● Recorded data:
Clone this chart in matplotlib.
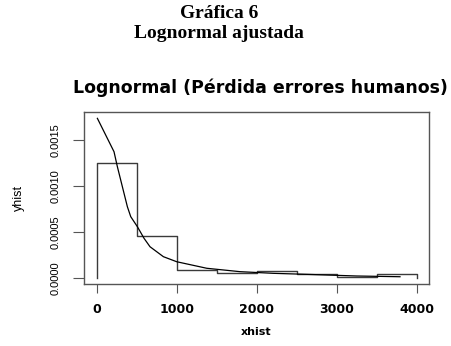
import numpy as np
import matplotlib
matplotlib.use("Agg")
import matplotlib.pyplot as plt

# histogram densities (bins of width 500)
bin_edges = [0, 500, 1000, 1500, 2000, 2500, 3000, 3500, 4000]
yhist = [0.001257, 0.000463, 0.00009, 0.000054, 0.000083, 0.000043, 0.000011, 0.000043]

# fitted lognormal curve
xcurve = [8, 216, 258, 383, 425, 508, 591, 666, 833, 1000, 1375, 1791, 2208, 2625, 3250, 3791]
ycurve = [0.001739, 0.001376, 0.001213, 0.000778, 0.00067, 0.000561, 0.000435, 0.000343,
          0.000235, 0.00018, 0.000109, 0.000072, 0.000054, 0.000043, 0.000025, 0.000017]

xticks = [0, 1000, 2000, 3000, 4000]
yticks = [0.0, 0.0005, 0.0010, 0.0015]
ytick_labels = ["0.0000", "0.0005", "0.0010", "0.0015"]

fig = plt.figure(figsize=(4.51, 3.46), dpi=100)
ax = fig.add_axes([0.1863, 0.1792, 0.7650, 0.4971])

# step outline, vertical lines down to zero at both ends
xs = [bin_edges[0]]
ys = [0]
for i, v in enumerate(yhist):
    xs += [bin_edges[i], bin_edges[i + 1]]
    ys += [v, v]
xs.append(bin_edges[-1])
ys.append(0)
ax.plot(xs, ys, color="#3a3a3a", lw=1.0)
ax.plot(xcurve, ycurve, color="black", lw=0.9)

ax.set_xlim(-159, 4154)
ax.set_ylim(-0.000062, 0.001808)

ax.set_xticks(xticks)
ax.set_xticklabels([str(t) for t in xticks], family="DejaVu Sans", fontweight="bold", fontsize=9)
ax.set_yticks(yticks)
ax.set_yticklabels(ytick_labels, rotation=90, va="center",
                   family="Liberation Sans", fontsize=8)
ax.tick_params(axis="x", length=6.5, pad=7, color="#555555")
ax.tick_params(axis="y", length=8, pad=9, color="#555555")
for s in ax.spines.values():
    s.set_color("#555555")
    s.set_linewidth(1.0)

ax.set_xlabel("xhist", family="DejaVu Sans", fontweight="bold", fontsize=8, labelpad=8)
ax.set_ylabel("yhist", family="Liberation Sans", fontsize=9, labelpad=18)
ax.set_title("Lognormal (Pérdida errores humanos)", family="DejaVu Sans",
             fontweight="bold", fontsize=12.5, pad=14, x=0.51)

fig.text(219 / 451, 1 - 13 / 346, "Gráfica 6", ha="center", va="center",
         family="Liberation Serif", fontweight="bold", fontsize=14)
fig.text(219 / 451, 1 - 34 / 346, "Lognormal ajustada", ha="center", va="center",
         family="Liberation Serif", fontweight="bold", fontsize=14)

fig.savefig("out.png", dpi=100)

● Do this:
Copy nothing but the lines from the top of the material through the line holding "0.000043, 0.000025, 0.000017]", exactly as written; omit pictures.

● Solved exercise:
Clone this chart in matplotlib.
import numpy as np
import matplotlib
matplotlib.use("Agg")
import matplotlib.pyplot as plt

# histogram densities (bins of width 500)
bin_edges = [0, 500, 1000, 1500, 2000, 2500, 3000, 3500, 4000]
yhist = [0.001257, 0.000463, 0.00009, 0.000054, 0.000083, 0.000043, 0.000011, 0.000043]

# fitted lognormal curve
xcurve = [8, 216, 258, 383, 425, 508, 591, 666, 833, 1000, 1375, 1791, 2208, 2625, 3250, 3791]
ycurve = [0.001739, 0.001376, 0.001213, 0.000778, 0.00067, 0.000561, 0.000435, 0.000343,
          0.000235, 0.00018, 0.000109, 0.000072, 0.000054, 0.000043, 0.000025, 0.000017]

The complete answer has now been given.